- _Exercise instructions_:
Leave out the pictures, then reproduce the rest of the material exactly.

___

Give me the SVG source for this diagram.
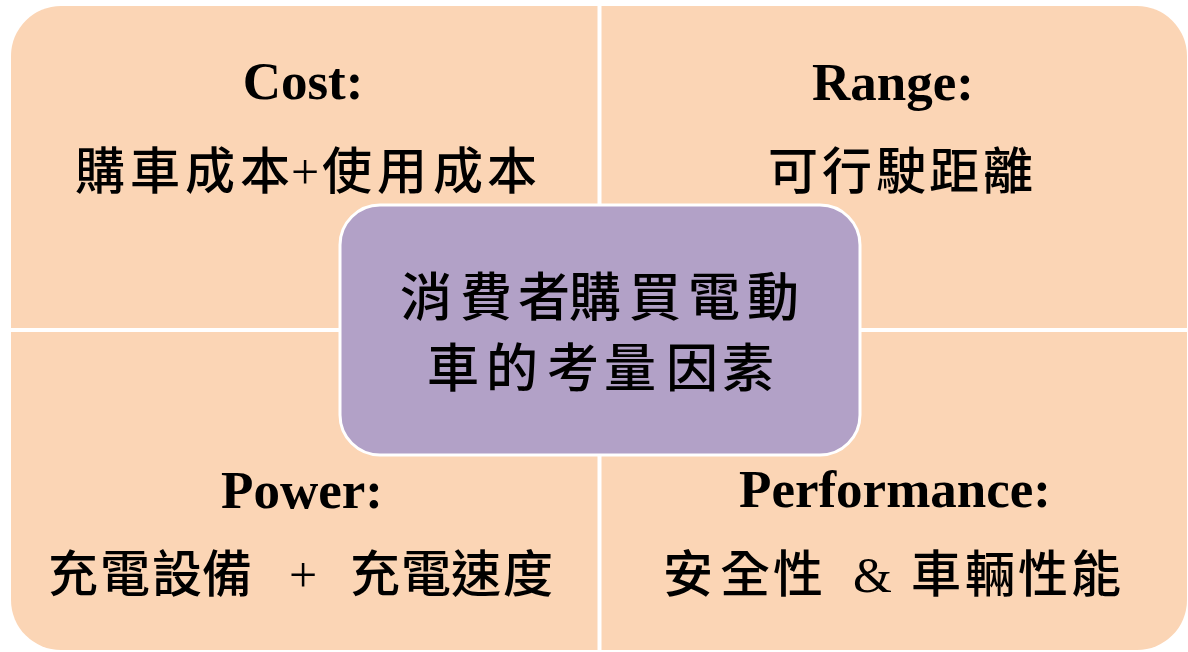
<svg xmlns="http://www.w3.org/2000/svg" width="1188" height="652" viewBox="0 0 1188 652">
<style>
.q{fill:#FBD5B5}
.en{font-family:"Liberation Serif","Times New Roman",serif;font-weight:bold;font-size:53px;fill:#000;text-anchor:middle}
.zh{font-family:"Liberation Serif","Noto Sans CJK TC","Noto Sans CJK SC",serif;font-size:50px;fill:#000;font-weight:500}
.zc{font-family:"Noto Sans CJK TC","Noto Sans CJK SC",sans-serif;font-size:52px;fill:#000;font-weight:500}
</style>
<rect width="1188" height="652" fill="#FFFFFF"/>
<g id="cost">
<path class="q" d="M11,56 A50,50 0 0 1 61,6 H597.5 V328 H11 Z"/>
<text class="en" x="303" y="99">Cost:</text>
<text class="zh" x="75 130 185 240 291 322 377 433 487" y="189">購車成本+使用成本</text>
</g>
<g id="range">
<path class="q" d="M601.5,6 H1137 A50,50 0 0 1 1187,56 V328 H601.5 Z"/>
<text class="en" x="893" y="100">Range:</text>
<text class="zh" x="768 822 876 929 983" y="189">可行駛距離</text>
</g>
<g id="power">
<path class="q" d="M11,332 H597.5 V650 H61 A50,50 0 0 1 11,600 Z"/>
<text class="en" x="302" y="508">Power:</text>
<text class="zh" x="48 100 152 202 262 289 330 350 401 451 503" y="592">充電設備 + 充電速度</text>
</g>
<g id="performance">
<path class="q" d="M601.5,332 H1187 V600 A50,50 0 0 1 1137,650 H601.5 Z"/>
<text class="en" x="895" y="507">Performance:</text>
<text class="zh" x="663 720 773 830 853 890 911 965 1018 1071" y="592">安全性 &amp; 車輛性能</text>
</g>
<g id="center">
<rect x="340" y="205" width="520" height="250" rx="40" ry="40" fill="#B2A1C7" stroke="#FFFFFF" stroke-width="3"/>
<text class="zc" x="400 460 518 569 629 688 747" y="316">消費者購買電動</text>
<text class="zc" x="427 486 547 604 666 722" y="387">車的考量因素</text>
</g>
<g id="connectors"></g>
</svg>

___

- _Written response_:
Give me the SVG source for this diagram.
<svg xmlns="http://www.w3.org/2000/svg" width="1188" height="652" viewBox="0 0 1188 652">
<style>
.q{fill:#FBD5B5}
.en{font-family:"Liberation Serif","Times New Roman",serif;font-weight:bold;font-size:53px;fill:#000;text-anchor:middle}
.zh{font-family:"Liberation Serif","Noto Sans CJK TC","Noto Sans CJK SC",serif;font-size:50px;fill:#000;font-weight:500}
.zc{font-family:"Noto Sans CJK TC","Noto Sans CJK SC",sans-serif;font-size:52px;fill:#000;font-weight:500}
</style>
<rect width="1188" height="652" fill="#FFFFFF"/>
<g id="cost">
<path class="q" d="M11,56 A50,50 0 0 1 61,6 H597.5 V328 H11 Z"/>
<text class="en" x="303" y="99">Cost:</text>
<text class="zh" x="75 130 185 240 291 322 377 433 487" y="189">購車成本+使用成本</text>
</g>
<g id="range">
<path class="q" d="M601.5,6 H1137 A50,50 0 0 1 1187,56 V328 H601.5 Z"/>
<text class="en" x="893" y="100">Range:</text>
<text class="zh" x="768 822 876 929 983" y="189">可行駛距離</text>
</g>
<g id="power">
<path class="q" d="M11,332 H597.5 V650 H61 A50,50 0 0 1 11,600 Z"/>
<text class="en" x="302" y="508">Power:</text>
<text class="zh" x="48 100 152 202 262 289 330 350 401 451 503" y="592">充電設備 + 充電速度</text>
</g>
<g id="performance">
<path class="q" d="M601.5,332 H1187 V600 A50,50 0 0 1 1137,650 H601.5 Z"/>
<text class="en" x="895" y="507">Performance:</text>
<text class="zh" x="663 720 773 830 853 890 911 965 1018 1071" y="592">安全性 &amp; 車輛性能</text>
</g>
<g id="center">
<rect x="340" y="205" width="520" height="250" rx="40" ry="40" fill="#B2A1C7" stroke="#FFFFFF" stroke-width="3"/>
<text class="zc" x="400 460 518 569 629 688 747" y="316">消費者購買電動</text>
<text class="zc" x="427 486 547 604 666 722" y="387">車的考量因素</text>
</g>
<g id="connectors"></g>
</svg>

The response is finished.